+++ Working data +++
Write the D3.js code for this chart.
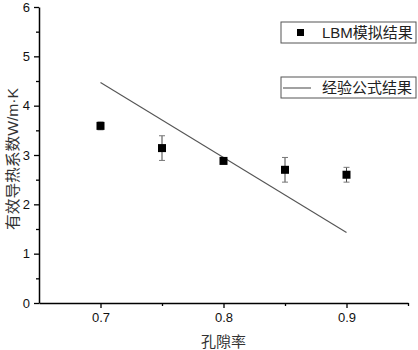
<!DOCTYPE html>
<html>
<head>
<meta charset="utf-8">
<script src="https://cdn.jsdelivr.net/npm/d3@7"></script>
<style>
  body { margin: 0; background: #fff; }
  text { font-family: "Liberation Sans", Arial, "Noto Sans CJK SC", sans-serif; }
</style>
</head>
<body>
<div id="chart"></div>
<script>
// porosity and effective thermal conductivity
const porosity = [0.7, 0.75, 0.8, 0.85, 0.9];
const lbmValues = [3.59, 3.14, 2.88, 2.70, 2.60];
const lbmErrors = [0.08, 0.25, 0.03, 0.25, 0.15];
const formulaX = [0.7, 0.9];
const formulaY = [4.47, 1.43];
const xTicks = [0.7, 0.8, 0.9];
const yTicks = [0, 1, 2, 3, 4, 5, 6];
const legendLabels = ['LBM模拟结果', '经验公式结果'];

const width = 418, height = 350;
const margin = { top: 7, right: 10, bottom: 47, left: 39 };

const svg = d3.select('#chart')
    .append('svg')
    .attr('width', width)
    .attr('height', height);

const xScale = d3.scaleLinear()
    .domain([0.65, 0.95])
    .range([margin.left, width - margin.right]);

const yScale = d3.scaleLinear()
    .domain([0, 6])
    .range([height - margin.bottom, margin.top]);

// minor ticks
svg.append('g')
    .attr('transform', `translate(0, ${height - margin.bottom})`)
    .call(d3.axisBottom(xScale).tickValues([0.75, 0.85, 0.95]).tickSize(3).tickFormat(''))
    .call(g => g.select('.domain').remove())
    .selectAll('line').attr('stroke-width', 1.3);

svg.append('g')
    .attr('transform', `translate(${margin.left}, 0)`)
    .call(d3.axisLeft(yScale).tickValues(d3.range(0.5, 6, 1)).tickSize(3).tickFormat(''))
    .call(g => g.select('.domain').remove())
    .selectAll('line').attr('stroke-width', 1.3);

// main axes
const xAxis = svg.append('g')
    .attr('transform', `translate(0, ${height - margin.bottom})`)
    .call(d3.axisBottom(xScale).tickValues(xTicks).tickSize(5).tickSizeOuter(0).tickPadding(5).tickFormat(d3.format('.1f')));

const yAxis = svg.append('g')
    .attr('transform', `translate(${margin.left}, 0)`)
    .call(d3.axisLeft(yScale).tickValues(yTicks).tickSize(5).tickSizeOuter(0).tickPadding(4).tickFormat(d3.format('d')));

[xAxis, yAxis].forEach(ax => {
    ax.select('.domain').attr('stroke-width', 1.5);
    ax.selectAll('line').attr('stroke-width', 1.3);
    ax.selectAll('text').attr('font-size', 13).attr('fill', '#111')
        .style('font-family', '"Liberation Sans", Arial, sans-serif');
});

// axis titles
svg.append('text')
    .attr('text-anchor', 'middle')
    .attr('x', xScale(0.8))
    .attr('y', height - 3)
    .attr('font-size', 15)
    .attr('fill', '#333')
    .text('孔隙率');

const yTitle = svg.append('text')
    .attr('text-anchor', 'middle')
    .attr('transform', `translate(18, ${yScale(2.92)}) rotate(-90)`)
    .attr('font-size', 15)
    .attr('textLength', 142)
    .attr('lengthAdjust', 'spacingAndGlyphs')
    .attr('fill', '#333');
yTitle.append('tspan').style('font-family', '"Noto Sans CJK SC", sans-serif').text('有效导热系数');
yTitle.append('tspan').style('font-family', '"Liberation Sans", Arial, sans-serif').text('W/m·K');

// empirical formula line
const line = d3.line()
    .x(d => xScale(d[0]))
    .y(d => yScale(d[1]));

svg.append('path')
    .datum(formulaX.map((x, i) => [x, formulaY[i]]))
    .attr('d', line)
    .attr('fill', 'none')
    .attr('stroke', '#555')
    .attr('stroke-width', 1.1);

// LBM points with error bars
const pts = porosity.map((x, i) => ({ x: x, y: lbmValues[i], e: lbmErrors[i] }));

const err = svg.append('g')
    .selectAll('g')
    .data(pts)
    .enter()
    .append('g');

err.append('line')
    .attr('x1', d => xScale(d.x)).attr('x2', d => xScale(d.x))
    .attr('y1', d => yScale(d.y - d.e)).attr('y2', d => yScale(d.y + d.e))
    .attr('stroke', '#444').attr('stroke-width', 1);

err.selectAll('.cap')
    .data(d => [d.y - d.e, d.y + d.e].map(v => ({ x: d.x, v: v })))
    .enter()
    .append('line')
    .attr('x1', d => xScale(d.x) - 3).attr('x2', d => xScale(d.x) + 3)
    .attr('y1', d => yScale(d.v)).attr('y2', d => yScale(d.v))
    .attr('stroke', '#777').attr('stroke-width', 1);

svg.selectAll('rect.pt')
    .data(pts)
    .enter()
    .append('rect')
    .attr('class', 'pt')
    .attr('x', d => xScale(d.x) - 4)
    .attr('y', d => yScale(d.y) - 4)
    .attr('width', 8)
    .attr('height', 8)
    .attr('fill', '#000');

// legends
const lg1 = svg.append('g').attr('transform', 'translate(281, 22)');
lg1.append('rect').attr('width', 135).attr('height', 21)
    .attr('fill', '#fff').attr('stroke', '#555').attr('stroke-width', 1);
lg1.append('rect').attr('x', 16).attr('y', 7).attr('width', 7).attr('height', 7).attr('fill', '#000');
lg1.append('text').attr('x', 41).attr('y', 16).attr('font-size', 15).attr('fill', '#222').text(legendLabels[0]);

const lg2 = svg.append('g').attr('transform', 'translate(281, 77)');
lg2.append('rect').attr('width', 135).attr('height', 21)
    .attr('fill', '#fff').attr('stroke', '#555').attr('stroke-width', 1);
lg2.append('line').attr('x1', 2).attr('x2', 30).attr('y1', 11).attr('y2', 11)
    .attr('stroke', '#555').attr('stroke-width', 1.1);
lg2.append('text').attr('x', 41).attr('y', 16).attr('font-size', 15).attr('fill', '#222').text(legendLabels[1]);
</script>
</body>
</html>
+++
+++ Working data +++
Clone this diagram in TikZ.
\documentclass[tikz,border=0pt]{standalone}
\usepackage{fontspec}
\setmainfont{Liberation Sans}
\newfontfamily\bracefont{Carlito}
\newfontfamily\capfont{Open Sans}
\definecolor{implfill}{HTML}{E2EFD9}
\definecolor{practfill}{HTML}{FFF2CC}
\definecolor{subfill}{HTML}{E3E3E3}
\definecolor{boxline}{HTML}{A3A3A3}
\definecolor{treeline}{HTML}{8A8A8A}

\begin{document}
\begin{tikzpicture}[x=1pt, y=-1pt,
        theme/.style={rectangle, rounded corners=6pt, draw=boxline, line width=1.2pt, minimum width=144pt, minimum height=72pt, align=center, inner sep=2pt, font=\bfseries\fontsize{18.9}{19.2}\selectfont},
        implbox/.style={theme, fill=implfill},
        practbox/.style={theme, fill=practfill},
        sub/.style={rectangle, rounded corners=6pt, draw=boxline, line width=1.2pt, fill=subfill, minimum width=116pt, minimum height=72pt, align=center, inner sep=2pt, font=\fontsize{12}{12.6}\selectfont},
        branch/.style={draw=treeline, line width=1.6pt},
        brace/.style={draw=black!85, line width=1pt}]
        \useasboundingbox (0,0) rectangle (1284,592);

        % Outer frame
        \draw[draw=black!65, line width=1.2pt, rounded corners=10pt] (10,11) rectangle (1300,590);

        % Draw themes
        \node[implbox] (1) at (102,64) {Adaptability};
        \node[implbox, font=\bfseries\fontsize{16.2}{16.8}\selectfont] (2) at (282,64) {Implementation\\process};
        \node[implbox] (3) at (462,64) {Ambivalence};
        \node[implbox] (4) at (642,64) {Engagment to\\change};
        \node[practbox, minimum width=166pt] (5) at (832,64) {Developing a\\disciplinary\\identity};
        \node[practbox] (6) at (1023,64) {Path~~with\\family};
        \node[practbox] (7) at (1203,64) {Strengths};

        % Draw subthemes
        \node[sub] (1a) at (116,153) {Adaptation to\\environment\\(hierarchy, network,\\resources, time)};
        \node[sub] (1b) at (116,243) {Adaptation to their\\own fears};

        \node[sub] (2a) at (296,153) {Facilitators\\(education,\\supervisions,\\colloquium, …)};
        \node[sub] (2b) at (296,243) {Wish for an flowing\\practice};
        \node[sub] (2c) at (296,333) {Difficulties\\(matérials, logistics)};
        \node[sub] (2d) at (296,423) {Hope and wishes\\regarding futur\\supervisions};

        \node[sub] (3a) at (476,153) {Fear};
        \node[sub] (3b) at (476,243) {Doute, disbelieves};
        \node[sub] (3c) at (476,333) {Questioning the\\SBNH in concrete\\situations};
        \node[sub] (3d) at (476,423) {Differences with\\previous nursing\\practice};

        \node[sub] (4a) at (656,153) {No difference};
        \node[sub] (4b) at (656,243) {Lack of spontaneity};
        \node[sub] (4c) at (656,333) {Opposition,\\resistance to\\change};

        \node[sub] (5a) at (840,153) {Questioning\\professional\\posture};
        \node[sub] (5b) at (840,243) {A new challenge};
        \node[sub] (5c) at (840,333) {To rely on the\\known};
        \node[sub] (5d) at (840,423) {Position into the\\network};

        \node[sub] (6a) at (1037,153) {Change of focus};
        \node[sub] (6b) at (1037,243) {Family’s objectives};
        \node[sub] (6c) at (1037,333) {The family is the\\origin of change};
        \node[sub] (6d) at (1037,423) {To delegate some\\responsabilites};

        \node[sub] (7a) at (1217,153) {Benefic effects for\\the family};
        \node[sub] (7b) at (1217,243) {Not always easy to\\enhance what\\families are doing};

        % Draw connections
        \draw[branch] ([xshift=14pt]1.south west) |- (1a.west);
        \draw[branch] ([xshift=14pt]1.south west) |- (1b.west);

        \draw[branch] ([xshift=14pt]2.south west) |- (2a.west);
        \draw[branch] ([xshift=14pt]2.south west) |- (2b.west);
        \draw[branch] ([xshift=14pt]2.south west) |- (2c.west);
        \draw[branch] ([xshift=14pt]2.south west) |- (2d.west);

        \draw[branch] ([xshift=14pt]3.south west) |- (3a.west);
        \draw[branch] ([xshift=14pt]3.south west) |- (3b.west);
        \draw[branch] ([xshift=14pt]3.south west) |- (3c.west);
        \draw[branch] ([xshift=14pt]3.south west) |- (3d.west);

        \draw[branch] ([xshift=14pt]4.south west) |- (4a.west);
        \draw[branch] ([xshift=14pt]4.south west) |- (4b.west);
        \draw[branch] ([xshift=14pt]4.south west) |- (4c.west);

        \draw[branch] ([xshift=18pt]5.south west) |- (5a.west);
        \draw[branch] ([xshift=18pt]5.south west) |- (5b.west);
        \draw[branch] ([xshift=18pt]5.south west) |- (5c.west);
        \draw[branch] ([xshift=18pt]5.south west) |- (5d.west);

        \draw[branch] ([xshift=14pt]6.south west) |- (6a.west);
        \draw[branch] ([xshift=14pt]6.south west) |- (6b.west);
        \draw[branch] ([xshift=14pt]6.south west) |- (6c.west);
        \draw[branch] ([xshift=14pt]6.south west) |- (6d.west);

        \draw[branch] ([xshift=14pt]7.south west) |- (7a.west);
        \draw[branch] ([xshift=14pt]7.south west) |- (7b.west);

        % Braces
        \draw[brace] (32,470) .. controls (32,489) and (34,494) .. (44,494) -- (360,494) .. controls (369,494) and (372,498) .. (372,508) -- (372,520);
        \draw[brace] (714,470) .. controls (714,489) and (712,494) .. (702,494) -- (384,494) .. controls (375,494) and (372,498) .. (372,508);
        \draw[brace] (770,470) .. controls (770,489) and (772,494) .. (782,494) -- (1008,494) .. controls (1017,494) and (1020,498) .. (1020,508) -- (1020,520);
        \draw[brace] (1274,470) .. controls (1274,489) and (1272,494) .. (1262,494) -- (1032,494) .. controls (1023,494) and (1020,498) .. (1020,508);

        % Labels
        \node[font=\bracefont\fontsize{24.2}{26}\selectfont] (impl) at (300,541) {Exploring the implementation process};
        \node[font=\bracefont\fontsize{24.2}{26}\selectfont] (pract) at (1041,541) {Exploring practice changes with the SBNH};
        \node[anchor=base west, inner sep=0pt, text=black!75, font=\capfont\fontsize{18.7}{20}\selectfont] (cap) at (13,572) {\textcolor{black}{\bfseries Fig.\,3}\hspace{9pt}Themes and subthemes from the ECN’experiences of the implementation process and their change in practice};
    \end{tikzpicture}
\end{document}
+++
- [Task goal]:
Nothing but the lines from the one with "Clone this diagram in TikZ." to the one with "(1b) at (116,243)" should be echoed, both of them included, exactly as written.

- [Solution to this problem]:
Clone this diagram in TikZ.
\documentclass[tikz,border=0pt]{standalone}
\usepackage{fontspec}
\setmainfont{Liberation Sans}
\newfontfamily\bracefont{Carlito}
\newfontfamily\capfont{Open Sans}
\definecolor{implfill}{HTML}{E2EFD9}
\definecolor{practfill}{HTML}{FFF2CC}
\definecolor{subfill}{HTML}{E3E3E3}
\definecolor{boxline}{HTML}{A3A3A3}
\definecolor{treeline}{HTML}{8A8A8A}

\begin{document}
\begin{tikzpicture}[x=1pt, y=-1pt,
        theme/.style={rectangle, rounded corners=6pt, draw=boxline, line width=1.2pt, minimum width=144pt, minimum height=72pt, align=center, inner sep=2pt, font=\bfseries\fontsize{18.9}{19.2}\selectfont},
        implbox/.style={theme, fill=implfill},
        practbox/.style={theme, fill=practfill},
        sub/.style={rectangle, rounded corners=6pt, draw=boxline, line width=1.2pt, fill=subfill, minimum width=116pt, minimum height=72pt, align=center, inner sep=2pt, font=\fontsize{12}{12.6}\selectfont},
        branch/.style={draw=treeline, line width=1.6pt},
        brace/.style={draw=black!85, line width=1pt}]
        \useasboundingbox (0,0) rectangle (1284,592);

        % Outer frame
        \draw[draw=black!65, line width=1.2pt, rounded corners=10pt] (10,11) rectangle (1300,590);

        % Draw themes
        \node[implbox] (1) at (102,64) {Adaptability};
        \node[implbox, font=\bfseries\fontsize{16.2}{16.8}\selectfont] (2) at (282,64) {Implementation\\process};
        \node[implbox] (3) at (462,64) {Ambivalence};
        \node[implbox] (4) at (642,64) {Engagment to\\change};
        \node[practbox, minimum width=166pt] (5) at (832,64) {Developing a\\disciplinary\\identity};
        \node[practbox] (6) at (1023,64) {Path~~with\\family};
        \node[practbox] (7) at (1203,64) {Strengths};

        % Draw subthemes
        \node[sub] (1a) at (116,153) {Adaptation to\\environment\\(hierarchy, network,\\resources, time)};
        \node[sub] (1b) at (116,243) {Adaptation to their\\own fears};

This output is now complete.